EURACTIV hosted a high-level workshop to discuss whether social protection can give people both income continuity and the chance to remain relevant in tomorrow’s workplace.

Questions included:
– How can companies help employees prevent income protection gaps?
– How can a shift to a whole-of-life social protection approach reduce risks?
– What role for the private and public sectors? Who should take the lead?
– What are the best ways to bridge between periods of formal and informal work, and between different places, employers or industries?
– Do people underestimate the risk that they will need income protection insurance and overestimate the likely cost of coverage?

In the past, work relationships were characterised by full-time, open-ended contracts between a worker and a single employer. Over the last two decades however, globalisation, technology, changes in individual preferences and ageing populations have contributed to important changes in labour markets.These changes mean traditional social protection models are increasingly ill-suited to 21st Century ways of life. The sharing economy and artificial intelligence are accelerating the trend towards individuals shouldering more of the risks and being more proactive to make themselves and their families financially resilient: finding the right protection at the right time, whether their focus is education, work, raising children or retirement.

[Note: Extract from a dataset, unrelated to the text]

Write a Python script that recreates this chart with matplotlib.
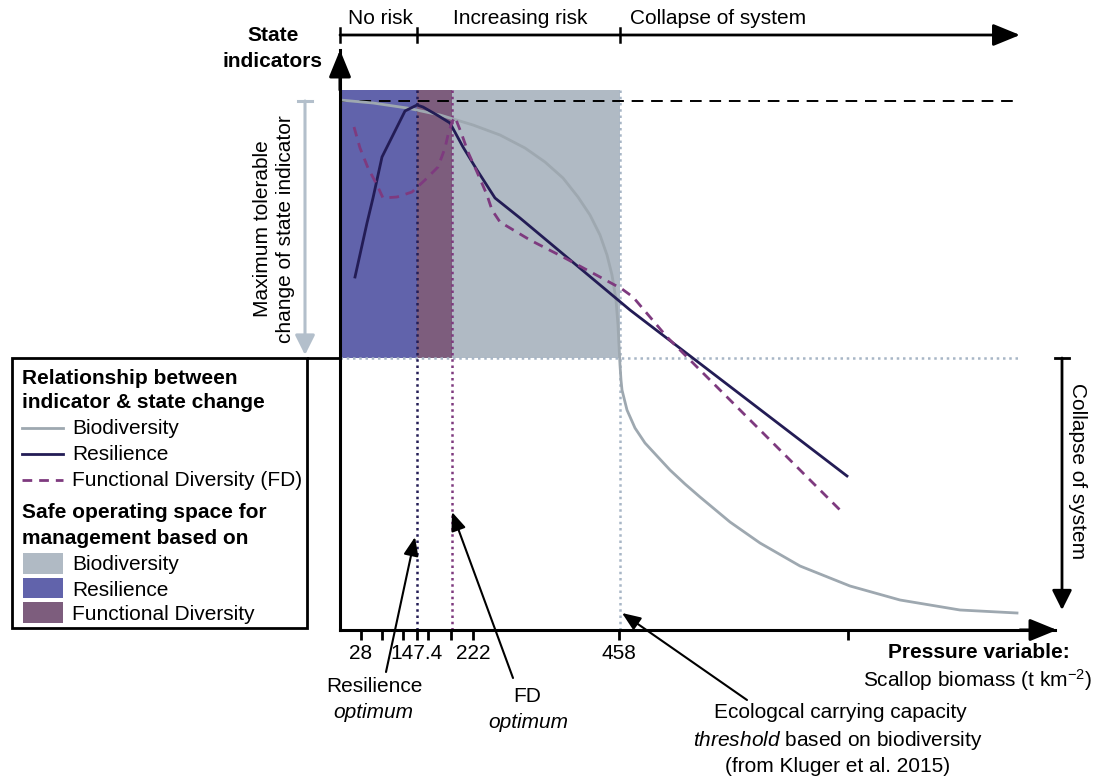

Research shows as many as one out of four people may face disability during their working lifetime. These “income protection gaps” can have a big impact on our lives, our productivity and welfare needs – meaning consequences for households, public and private sectors alike. It is argued that a shift to a whole-of-life social protection approach can reduce risks.

The accumulated effects of disparities in access to social protection overtime are likely to give rise to new inter- and intra-generational inequalities. They may constitute an indirect discrimination against young people, the foreign-born and women, who are more likely to be hired on non-standard contracts.